So you're planning on outsourcing some enterprise security
Should you keep your in-house crew? What's your plan...
Promo It makes sense to have a solid collection of security expertise within your organisation. And in fact most of us do: security is so core to most of what we do in IT that it’s a standard part of the syllabus for all the courses we do on, say, router configuration or Windows administration.
These courses always have security elements to them, whether it’s a basic instruction to change all the default admin credentials or how to make your Active Directory installation secure and resilient.
But can you make your security function entirely an in-house affair? It would be unwise to believe that you can do absolutely everything without looking to third parties for assistance or facilities.
If you’ve not been asleep for the last year or so you’ll have heard of the Mirai malware that infects Internet of Things (IoT) devices and uses them as a botnet to perpetrate Distributed Denial of Service (DDoS) attacks. DDoS is a genuine and significant threat, particularly with the marked ramp-up in Internet speeds available to the average home in recent months and years. (Ookla just measured my home upload speed at 93.52MbPs, for example – you don’t need too many of those to whack someone with a DDoS attack.)
The problem when you’re on the receiving end of a DDoS is that it’s going to do one of two things. If you’re lucky (relatively speaking), it’ll overload one of your internet-facing servers and render it unavailable. If you’re unlucky it’ll eat up all the bandwidth on your internet connection and render your entire installation unavailable.
To protect against DDoS you need to look upstream and engage with your service provider, because it’s the only way you can protect against someone soaking up the bandwidth of your internet connection.
What other external services can you use?
So you’ve bought a DDoS service from your service provider so they’ll block nefarious traffic on their high-speed infrastructure in order that it can’t get onto your lower-speed Internet connection. But there’s a shedload more you can do to protect yourself against attacks by inbound traffic.
The first one to check out is email protection. Although you’ve probably got anti-malware software on your email server, why not go for a “defence in depth” model and sign up for an external service on top of it? The more defences you throw in front of inbound data streams the higher the chances of one of them spotting and dealing with unwanted content – which could mean malware but could equally mean anti-spam filtering.
Go the whole hog?
And if you’re using one of more filtering services out there on the Internet, why not look outside for your various Internet service hosting? Makes perfect sense to let someone else’s tech team deal with patching and fettling your systems, and with fending off attackers determined to nobble their infrastructure. But if you do, it’s important that you remember two things.
First, just because you’ve moved your services to, say, the Microsoft or Google cloud, this doesn’t mean you shouldn’t hop back to the previous section and consider augmenting the cloud systems with third party services as an extra layer or two. Yes, Amazon have a vast team of security specialists looking after their infrastructure. And yes, Microsoft’s Office 365 infrastructure has loads of tools that let you protect yourself against spam, data leakage and the like.

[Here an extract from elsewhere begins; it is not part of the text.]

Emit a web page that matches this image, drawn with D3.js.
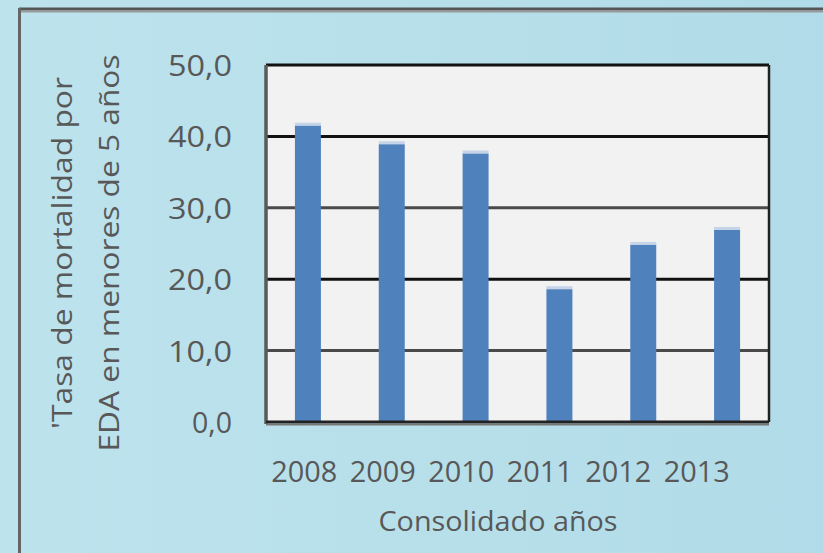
<!DOCTYPE html>
<html>
<head>
<meta charset="utf-8">
<script src="https://cdn.jsdelivr.net/npm/d3@7"></script>
<style>
  html, body { margin: 0; padding: 0; }
  body { width: 823px; height: 553px; overflow: hidden; }
</style>
</head>
<body>
<div id="chart"></div>
<script>
'use strict';

var years = ['2008', '2009', '2010', '2011', '2012', '2013'];
var tasa = [41.5, 38.9, 37.6, 18.6, 24.8, 26.9];
var yTicks = [0, 10, 20, 30, 40, 50];
var yTitleLines = ["'Tasa de mortalidad por", 'EDA en menores de 5 años'];
var xTitle = 'Consolidado años';

var W = 823, H = 553;
var plot = { left: 266, right: 769, top: 65, bottom: 422 };
var font = "'Open Sans', 'Noto Sans', sans-serif";
var textColor = '#585858';

var svg = d3.select('#chart').append('svg')
  .attr('width', W)
  .attr('height', H)
  .style('font-family', font);

// background gradient
var defs = svg.append('defs');
var grad = defs.append('linearGradient')
  .attr('id', 'bg')
  .attr('x1', '0').attr('y1', '0').attr('x2', '1').attr('y2', '0');
grad.append('stop').attr('offset', '0%').attr('stop-color', '#bde3ed');
grad.append('stop').attr('offset', '60%').attr('stop-color', '#b6dfea');
grad.append('stop').attr('offset', '100%').attr('stop-color', '#b1dbe8');

svg.append('rect')
  .attr('width', W).attr('height', H)
  .attr('fill', 'url(#bg)');

// outer frame (top + left edges visible)
svg.append('line')
  .attr('x1', 19).attr('x2', W).attr('y1', 9).attr('y2', 9)
  .attr('stroke', '#555').attr('stroke-width', 3);
svg.append('line')
  .attr('x1', 19).attr('x2', W).attr('y1', 11.5).attr('y2', 11.5)
  .attr('stroke', '#999').attr('stroke-width', 2);
svg.append('line')
  .attr('x1', 19.5).attr('x2', 19.5).attr('y1', 8).attr('y2', H)
  .attr('stroke', '#666').attr('stroke-width', 3);

var x = d3.scaleBand()
  .domain(years)
  .range([plot.left, plot.right])
  .paddingInner(0.69)
  .paddingOuter(0.345);

// tick labels sit slightly tighter than the bars in the reference
var xLabel = d3.scaleBand()
  .domain(years)
  .range([265, 736]);

var y = d3.scaleLinear()
  .domain([0, 50])
  .range([plot.bottom, plot.top]);

// plot area
svg.append('rect')
  .attr('x', plot.left).attr('y', plot.top)
  .attr('width', plot.right - plot.left)
  .attr('height', plot.bottom - plot.top)
  .attr('fill', '#f2f2f2');

// gridlines
svg.append('g')
  .selectAll('line')
  .data(yTicks.filter(function(d) { return d > 0 && d < 50; }))
  .enter().append('line')
  .attr('x1', plot.left).attr('x2', plot.right)
  .attr('y1', function(d) { return y(d); })
  .attr('y2', function(d) { return y(d); })
  .attr('stroke', function(d) { return d % 20 === 0 ? '#111' : '#4a4a4a'; })
  .attr('stroke-width', 3);

// bars
svg.append('g')
  .selectAll('rect')
  .data(tasa)
  .enter().append('rect')
  .attr('x', function(d, i) { return x(years[i]); })
  .attr('y', function(d) { return y(d); })
  .attr('width', x.bandwidth())
  .attr('height', function(d) { return y(0) - y(d); })
  .attr('fill', '#4f81bd');

// bar top highlight
svg.append('g')
  .selectAll('rect')
  .data(tasa)
  .enter().append('rect')
  .attr('x', function(d, i) { return x(years[i]); })
  .attr('y', function(d) { return y(d) - 3; })
  .attr('width', x.bandwidth())
  .attr('height', 3)
  .attr('fill', '#a9c0e0')
  .attr('opacity', 0.6);

// plot border
svg.append('line')
  .attr('x1', plot.left).attr('x2', plot.right)
  .attr('y1', plot.top).attr('y2', plot.top)
  .attr('stroke', '#111').attr('stroke-width', 3);
svg.append('line')
  .attr('x1', plot.right).attr('x2', plot.right)
  .attr('y1', plot.top).attr('y2', plot.bottom)
  .attr('stroke', '#222').attr('stroke-width', 2.5);
svg.append('line')
  .attr('x1', plot.left).attr('x2', plot.left)
  .attr('y1', plot.top).attr('y2', plot.bottom + 2)
  .attr('stroke', '#5a5a5a').attr('stroke-width', 3.5);
svg.append('line')
  .attr('x1', plot.left).attr('x2', plot.right)
  .attr('y1', plot.bottom).attr('y2', plot.bottom)
  .attr('stroke', '#222').attr('stroke-width', 3);
svg.append('line')
  .attr('x1', plot.left).attr('x2', plot.right)
  .attr('y1', plot.bottom + 2.5).attr('y2', plot.bottom + 2.5)
  .attr('stroke', '#777').attr('stroke-width', 2);

// y axis labels
var fmt = function(d) { return d3.format('.1f')(d).replace('.', ','); };
var yAxis = d3.axisLeft(y)
  .tickValues(yTicks)
  .tickSize(0)
  .tickPadding(0)
  .tickFormat(fmt);

var yg = svg.append('g')
  .attr('transform', 'translate(232,0)')
  .call(yAxis);
yg.select('.domain').remove();
yg.selectAll('text')
  .attr('font-family', font)
  .attr('font-size', 30)
  .attr('fill', textColor)
  .attr('dy', '0.35em')
  .attr('textLength', function(d) { return d === 0 ? 40 : 64; })
  .attr('lengthAdjust', 'spacingAndGlyphs');

// x axis labels
var xAxis = d3.axisBottom(xLabel)
  .tickSize(0)
  .tickPadding(0);

var xg = svg.append('g')
  .attr('transform', 'translate(0,482)')
  .call(xAxis);
xg.select('.domain').remove();
xg.selectAll('text')
  .attr('font-family', font)
  .attr('font-size', 30)
  .attr('fill', textColor)
  .attr('y', 0)
  .attr('dy', 0)
  .attr('textLength', 66)
  .attr('lengthAdjust', 'spacingAndGlyphs');

// axis titles
svg.append('text')
  .attr('x', 498).attr('y', 531)
  .attr('text-anchor', 'middle')
  .attr('font-size', 28)
  .attr('fill', textColor)
  .attr('textLength', 239)
  .attr('lengthAdjust', 'spacingAndGlyphs')
  .text(xTitle);

var titleX = [72, 119];
var titleLen = [352, 397];
yTitleLines.forEach(function(line, i) {
  svg.append('text')
    .attr('transform', 'translate(' + titleX[i] + ',253) rotate(-90)')
    .attr('text-anchor', 'middle')
    .attr('font-size', 27)
    .attr('fill', textColor)
    .attr('textLength', titleLen[i])
    .attr('lengthAdjust', 'spacingAndGlyphs')
    .text(line);
});
</script>
</body>
</html>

But in the case of a general cloud provider such as Amazon or Google, there’s nothing to prevent you implementing some insecure nonsense on top of their nice secure infrastructure. And Office 365 is an excellent, wide-ranging service – which means that it’s very good at everything but not perfect at any one thing. So augment your cloud services with specialist apps to give depth to your defences.
Control and reporting
When you layer on security services that are hosted outside your world, visibility is key. No security service is entirely devoid of false positives – instances where it reports a problem but in fact the traffic was valid. Hence you need to be able to see what it’s reporting and take action if you’re convinced that a legitimate communication has been blocked.
Similarly you need to be able to report on the correct operation of the various services. You should focus even more strongly on the control and reporting facilities of your outsourced services than you do on your in-house ones, because the external offerings are less accessible and you don’t have the option of retrospectively lifting the lid and retro-fitting scripts and other tools as you would with your own system.
The other area of security you’ll want to outsource – at least to some extent – is your security incident response facility. You simply won’t be able to cater for every eventuality in the event of an attack, and if you’ve done even a vaguely decent job of implementing security in your infrastructure you’ll have little or no experience of incident response, forensic investigation or any other aspects of dealing with an attack. The wide variety of external organisations that can help you out here, on the other hand, will all have extensive experience of both protection and response.
But retain your expertise
So in answer to the original question of whether you can do your security entirely in-house: that’ll be “no”. Unless, perhaps, you’re GCHQ or IBM. Which of course you’re not. But always remember that having a critical mass of security expertise within your team is absolutely essential.
When you acknowledge that you need third party to support your in-house security, you also need to acknowledge that you need both the expertise to understand which options to go for, how far to outsource (the list of services is verging on endless) and how best to make the elements work together as a coherent whole rather than just a collection of parts.
And of course: don’t forget you’ll need to train the in-house team to manage all those out-of-house toys you just rented.